Figure scripts
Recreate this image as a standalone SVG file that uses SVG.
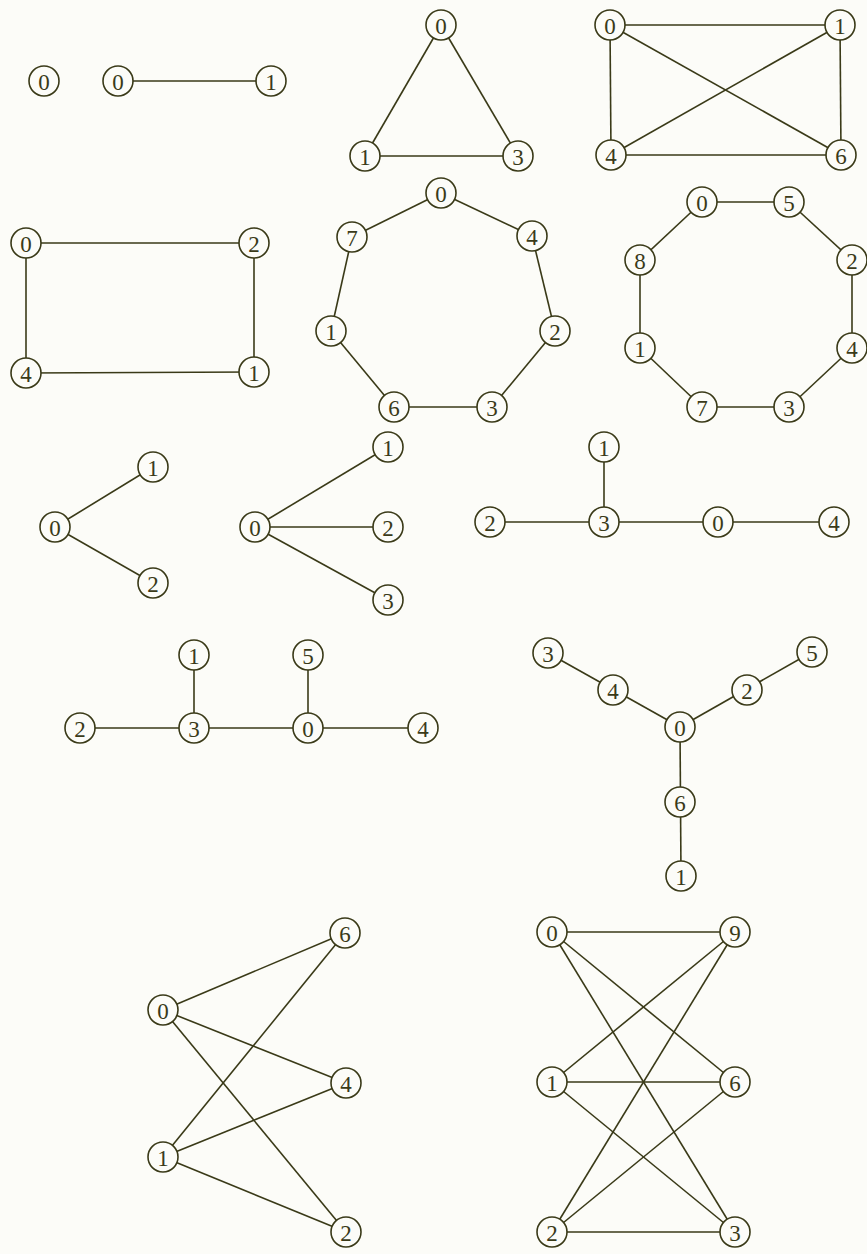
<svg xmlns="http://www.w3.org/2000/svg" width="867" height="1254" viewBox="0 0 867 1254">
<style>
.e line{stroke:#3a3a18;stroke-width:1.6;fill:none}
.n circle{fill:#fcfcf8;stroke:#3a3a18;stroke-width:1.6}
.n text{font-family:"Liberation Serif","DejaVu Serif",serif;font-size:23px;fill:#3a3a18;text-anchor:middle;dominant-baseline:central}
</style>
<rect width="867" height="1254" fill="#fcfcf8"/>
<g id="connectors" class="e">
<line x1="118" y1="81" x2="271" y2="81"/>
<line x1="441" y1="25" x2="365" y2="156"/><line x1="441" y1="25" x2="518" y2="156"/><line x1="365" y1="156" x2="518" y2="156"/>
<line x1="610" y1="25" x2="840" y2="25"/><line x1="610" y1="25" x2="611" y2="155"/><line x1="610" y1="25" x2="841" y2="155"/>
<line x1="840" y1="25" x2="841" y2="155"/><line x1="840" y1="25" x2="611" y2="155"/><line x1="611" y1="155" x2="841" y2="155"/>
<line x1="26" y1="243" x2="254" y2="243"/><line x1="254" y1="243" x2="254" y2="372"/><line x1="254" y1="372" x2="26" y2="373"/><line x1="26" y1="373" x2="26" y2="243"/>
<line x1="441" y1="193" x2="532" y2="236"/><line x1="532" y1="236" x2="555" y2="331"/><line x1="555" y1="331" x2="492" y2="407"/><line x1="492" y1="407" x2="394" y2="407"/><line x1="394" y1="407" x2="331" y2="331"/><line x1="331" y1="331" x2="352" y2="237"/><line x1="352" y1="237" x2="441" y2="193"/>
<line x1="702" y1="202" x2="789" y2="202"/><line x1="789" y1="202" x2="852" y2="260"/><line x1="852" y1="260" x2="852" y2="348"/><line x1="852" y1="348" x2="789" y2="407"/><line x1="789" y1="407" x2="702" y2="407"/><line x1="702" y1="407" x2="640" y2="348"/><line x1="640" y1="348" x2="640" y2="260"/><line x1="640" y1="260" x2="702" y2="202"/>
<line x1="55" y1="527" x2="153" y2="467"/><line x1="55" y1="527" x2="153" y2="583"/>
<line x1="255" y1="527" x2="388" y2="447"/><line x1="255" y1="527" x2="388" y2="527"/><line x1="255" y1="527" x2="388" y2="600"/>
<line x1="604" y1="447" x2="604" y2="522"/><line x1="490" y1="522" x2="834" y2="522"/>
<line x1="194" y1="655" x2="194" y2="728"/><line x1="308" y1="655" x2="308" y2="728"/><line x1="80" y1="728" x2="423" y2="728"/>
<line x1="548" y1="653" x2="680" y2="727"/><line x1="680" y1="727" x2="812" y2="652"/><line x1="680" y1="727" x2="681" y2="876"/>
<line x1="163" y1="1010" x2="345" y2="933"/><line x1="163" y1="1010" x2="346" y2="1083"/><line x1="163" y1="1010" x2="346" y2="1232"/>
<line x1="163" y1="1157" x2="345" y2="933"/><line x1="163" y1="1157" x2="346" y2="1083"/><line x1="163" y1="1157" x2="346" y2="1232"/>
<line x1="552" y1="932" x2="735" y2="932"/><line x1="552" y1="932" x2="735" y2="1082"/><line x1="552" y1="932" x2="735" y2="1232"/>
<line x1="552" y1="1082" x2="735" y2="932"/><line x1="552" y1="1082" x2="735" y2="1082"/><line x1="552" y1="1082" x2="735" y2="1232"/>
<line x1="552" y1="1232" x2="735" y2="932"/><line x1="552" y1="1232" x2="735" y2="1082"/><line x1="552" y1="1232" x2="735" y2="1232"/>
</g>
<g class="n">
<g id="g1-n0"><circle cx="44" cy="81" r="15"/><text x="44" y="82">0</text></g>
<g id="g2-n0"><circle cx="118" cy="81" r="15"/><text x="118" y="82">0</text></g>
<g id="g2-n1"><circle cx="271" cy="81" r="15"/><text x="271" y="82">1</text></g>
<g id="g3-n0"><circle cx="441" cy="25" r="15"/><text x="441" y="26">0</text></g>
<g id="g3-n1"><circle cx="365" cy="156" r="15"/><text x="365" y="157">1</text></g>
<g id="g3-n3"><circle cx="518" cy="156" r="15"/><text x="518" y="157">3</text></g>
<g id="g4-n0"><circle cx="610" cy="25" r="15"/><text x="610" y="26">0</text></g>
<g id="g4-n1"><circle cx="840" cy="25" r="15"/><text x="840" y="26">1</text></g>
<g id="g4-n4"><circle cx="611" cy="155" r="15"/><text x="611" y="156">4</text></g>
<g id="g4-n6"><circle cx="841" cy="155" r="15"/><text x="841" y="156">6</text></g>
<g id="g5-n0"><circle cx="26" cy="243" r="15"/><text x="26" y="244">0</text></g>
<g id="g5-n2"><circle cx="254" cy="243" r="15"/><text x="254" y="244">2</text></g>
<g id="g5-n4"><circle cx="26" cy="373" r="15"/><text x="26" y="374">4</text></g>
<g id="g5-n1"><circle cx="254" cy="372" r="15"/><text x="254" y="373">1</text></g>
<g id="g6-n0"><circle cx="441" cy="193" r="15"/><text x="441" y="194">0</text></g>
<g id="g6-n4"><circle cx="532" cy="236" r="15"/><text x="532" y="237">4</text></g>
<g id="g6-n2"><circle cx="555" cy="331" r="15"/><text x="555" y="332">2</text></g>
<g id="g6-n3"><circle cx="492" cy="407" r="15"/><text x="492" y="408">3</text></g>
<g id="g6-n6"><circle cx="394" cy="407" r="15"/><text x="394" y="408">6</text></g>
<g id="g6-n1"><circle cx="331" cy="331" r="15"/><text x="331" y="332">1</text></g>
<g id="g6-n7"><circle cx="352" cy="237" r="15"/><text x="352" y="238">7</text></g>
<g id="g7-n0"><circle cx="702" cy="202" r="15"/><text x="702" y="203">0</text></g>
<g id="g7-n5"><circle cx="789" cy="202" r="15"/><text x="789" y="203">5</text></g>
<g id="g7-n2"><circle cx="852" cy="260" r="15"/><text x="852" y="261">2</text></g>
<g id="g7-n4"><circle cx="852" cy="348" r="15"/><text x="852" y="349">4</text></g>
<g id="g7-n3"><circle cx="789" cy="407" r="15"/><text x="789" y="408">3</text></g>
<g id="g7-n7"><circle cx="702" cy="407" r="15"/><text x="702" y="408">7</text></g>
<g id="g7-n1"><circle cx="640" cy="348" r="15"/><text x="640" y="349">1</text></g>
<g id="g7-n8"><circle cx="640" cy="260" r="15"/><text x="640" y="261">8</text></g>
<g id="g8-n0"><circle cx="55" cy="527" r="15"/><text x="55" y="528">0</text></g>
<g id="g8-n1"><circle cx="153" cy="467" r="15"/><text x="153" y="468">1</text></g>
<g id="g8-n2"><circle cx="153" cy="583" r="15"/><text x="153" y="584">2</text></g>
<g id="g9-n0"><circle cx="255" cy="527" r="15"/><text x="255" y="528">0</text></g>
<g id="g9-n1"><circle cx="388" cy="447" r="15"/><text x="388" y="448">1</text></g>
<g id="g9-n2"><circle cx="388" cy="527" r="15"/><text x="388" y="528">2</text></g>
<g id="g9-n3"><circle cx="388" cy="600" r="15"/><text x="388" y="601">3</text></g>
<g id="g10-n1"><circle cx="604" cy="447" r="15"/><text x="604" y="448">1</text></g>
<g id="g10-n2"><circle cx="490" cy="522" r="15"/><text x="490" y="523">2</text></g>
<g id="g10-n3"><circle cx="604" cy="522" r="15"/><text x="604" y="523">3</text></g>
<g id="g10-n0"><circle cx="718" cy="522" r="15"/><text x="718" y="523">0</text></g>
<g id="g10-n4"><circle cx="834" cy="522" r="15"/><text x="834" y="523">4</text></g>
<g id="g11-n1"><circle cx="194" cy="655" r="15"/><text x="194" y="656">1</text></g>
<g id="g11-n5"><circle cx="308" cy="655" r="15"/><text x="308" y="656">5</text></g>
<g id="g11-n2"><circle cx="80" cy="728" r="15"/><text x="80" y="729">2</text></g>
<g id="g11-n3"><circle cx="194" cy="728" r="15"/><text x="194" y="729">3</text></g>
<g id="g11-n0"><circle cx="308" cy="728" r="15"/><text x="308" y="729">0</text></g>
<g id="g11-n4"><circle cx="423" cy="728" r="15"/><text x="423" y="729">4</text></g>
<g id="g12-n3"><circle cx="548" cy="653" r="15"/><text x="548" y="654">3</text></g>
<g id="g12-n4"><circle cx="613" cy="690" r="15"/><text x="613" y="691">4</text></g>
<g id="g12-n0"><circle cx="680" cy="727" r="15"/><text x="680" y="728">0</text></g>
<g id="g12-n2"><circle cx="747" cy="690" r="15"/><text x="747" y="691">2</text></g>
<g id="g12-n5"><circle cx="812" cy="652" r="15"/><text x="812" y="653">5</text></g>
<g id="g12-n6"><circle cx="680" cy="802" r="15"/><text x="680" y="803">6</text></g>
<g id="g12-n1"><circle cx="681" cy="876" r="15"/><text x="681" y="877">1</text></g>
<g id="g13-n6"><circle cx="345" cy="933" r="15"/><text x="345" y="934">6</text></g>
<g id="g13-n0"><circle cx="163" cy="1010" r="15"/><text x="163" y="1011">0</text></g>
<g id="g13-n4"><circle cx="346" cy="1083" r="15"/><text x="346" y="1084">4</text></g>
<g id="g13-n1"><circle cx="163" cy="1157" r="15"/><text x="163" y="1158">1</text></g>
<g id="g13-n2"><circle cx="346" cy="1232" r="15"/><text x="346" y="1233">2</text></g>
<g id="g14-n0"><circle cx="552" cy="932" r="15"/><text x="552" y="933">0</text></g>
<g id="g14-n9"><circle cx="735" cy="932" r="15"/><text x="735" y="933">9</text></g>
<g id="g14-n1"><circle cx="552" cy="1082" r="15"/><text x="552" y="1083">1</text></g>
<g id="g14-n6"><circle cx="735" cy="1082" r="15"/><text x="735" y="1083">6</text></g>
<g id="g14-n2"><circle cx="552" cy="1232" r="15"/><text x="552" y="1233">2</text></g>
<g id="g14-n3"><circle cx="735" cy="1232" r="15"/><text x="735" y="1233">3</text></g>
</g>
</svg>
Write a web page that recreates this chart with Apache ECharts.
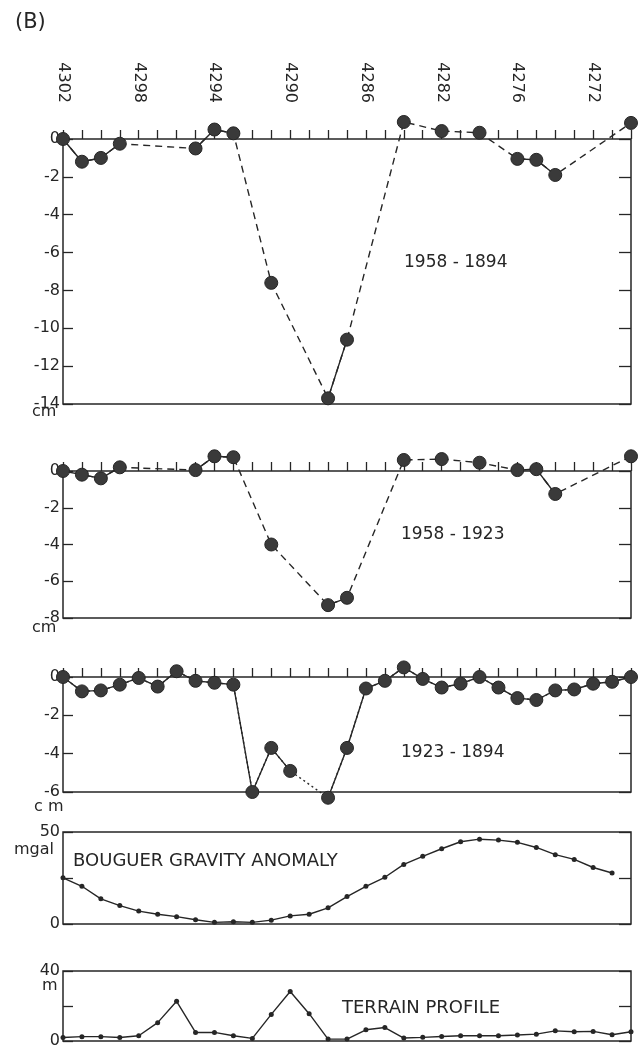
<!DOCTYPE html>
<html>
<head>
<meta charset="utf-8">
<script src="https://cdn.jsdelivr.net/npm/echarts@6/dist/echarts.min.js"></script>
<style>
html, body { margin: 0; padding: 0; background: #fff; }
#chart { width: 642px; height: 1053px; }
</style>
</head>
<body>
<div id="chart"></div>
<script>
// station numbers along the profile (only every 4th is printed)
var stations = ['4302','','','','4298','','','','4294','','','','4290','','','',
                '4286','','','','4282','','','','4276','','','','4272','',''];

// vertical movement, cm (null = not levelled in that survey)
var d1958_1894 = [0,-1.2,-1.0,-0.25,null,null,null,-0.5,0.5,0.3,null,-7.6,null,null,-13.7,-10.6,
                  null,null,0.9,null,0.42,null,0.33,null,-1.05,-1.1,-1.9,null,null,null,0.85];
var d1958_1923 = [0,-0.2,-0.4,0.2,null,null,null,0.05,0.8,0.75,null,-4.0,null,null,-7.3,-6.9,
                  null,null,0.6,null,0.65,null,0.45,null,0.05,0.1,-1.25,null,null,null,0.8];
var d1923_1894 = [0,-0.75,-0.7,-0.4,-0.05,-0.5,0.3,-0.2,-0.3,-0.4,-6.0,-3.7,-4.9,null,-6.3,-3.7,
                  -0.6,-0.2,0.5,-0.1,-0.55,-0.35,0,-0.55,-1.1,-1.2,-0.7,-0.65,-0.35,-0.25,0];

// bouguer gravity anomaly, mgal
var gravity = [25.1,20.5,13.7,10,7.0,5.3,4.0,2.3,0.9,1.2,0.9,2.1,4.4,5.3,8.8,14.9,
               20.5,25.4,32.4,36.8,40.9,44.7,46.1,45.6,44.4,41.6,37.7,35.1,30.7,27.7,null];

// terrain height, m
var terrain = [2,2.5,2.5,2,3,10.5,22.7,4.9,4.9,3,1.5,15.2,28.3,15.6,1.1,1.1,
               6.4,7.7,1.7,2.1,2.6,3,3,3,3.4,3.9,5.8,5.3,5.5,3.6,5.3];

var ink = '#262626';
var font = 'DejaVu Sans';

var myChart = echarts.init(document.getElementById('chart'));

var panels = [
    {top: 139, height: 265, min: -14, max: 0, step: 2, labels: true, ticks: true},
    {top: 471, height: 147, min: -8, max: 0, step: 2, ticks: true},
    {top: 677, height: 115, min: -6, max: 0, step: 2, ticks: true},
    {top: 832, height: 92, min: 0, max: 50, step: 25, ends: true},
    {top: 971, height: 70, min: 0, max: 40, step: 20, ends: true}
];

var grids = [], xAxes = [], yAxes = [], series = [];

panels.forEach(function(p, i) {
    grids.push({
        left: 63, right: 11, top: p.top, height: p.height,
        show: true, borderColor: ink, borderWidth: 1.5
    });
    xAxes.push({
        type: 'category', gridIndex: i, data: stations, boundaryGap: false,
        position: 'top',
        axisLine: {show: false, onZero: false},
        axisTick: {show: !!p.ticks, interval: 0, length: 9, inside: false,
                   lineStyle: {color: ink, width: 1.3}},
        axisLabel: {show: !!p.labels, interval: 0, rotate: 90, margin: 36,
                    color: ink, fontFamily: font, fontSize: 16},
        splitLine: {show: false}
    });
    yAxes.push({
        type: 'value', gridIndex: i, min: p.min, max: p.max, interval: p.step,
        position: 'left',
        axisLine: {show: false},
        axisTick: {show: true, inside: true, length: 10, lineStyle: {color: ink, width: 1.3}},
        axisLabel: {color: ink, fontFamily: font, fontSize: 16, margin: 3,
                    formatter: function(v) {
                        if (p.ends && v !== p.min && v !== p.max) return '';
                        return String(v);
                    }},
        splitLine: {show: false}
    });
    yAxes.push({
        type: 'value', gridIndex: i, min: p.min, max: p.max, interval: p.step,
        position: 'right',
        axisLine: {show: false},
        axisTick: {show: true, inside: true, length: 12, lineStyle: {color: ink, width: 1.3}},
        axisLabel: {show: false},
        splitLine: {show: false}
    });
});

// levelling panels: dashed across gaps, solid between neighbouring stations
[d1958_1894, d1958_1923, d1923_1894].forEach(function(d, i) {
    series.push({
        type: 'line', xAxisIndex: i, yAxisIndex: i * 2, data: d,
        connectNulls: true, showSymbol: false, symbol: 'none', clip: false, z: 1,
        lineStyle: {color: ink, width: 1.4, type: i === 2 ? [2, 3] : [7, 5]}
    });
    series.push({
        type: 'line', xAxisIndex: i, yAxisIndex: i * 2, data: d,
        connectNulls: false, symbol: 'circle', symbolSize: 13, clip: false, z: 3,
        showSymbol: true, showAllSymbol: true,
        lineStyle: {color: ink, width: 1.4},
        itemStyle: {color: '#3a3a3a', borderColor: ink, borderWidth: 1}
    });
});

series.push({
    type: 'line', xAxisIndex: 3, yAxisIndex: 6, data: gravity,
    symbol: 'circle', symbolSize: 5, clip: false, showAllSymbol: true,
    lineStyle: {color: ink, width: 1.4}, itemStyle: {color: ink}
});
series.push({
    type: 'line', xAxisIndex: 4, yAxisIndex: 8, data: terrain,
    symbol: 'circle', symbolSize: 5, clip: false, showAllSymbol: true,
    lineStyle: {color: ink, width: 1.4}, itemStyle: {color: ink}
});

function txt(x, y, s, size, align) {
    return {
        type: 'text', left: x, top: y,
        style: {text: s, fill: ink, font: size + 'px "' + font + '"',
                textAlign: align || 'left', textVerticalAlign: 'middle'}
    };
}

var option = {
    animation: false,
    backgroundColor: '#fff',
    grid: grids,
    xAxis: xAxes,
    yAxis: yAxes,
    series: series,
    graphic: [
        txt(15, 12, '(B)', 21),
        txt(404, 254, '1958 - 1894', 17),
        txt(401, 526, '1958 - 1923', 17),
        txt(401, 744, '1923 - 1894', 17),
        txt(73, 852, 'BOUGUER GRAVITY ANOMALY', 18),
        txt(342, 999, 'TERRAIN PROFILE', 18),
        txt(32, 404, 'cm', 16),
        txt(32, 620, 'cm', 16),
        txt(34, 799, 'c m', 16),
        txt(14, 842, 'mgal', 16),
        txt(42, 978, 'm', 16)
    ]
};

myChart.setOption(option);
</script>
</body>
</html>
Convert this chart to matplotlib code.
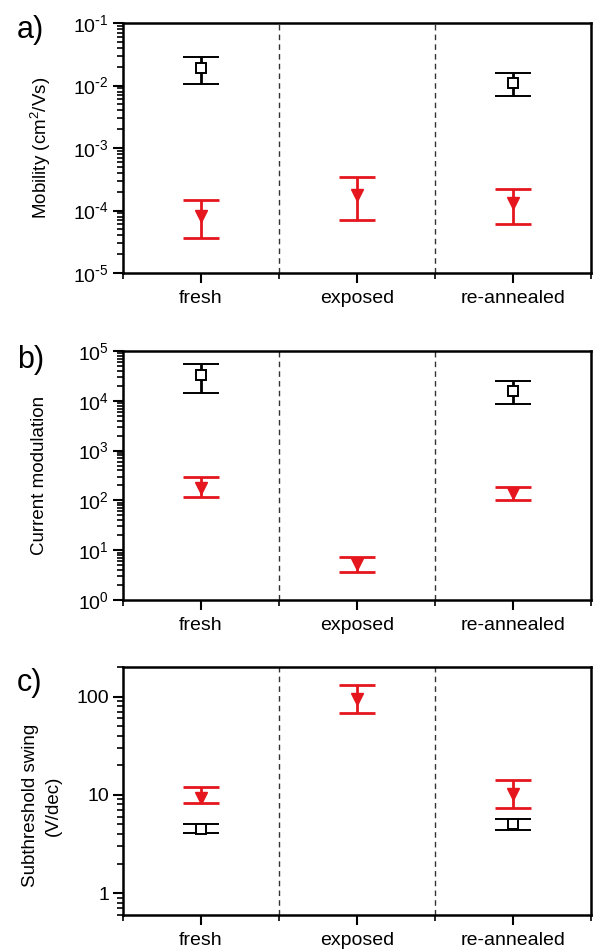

SHORT PROBLEM ->
Check all the records above and select each line where the string "that" is found.

RESPONSE ->
Recreate this image as a standalone SVG file that uses SVG.
Write a web page that recreates this chart with Apache ECharts.
// vertical movement, cm (null = not levelled in that survey)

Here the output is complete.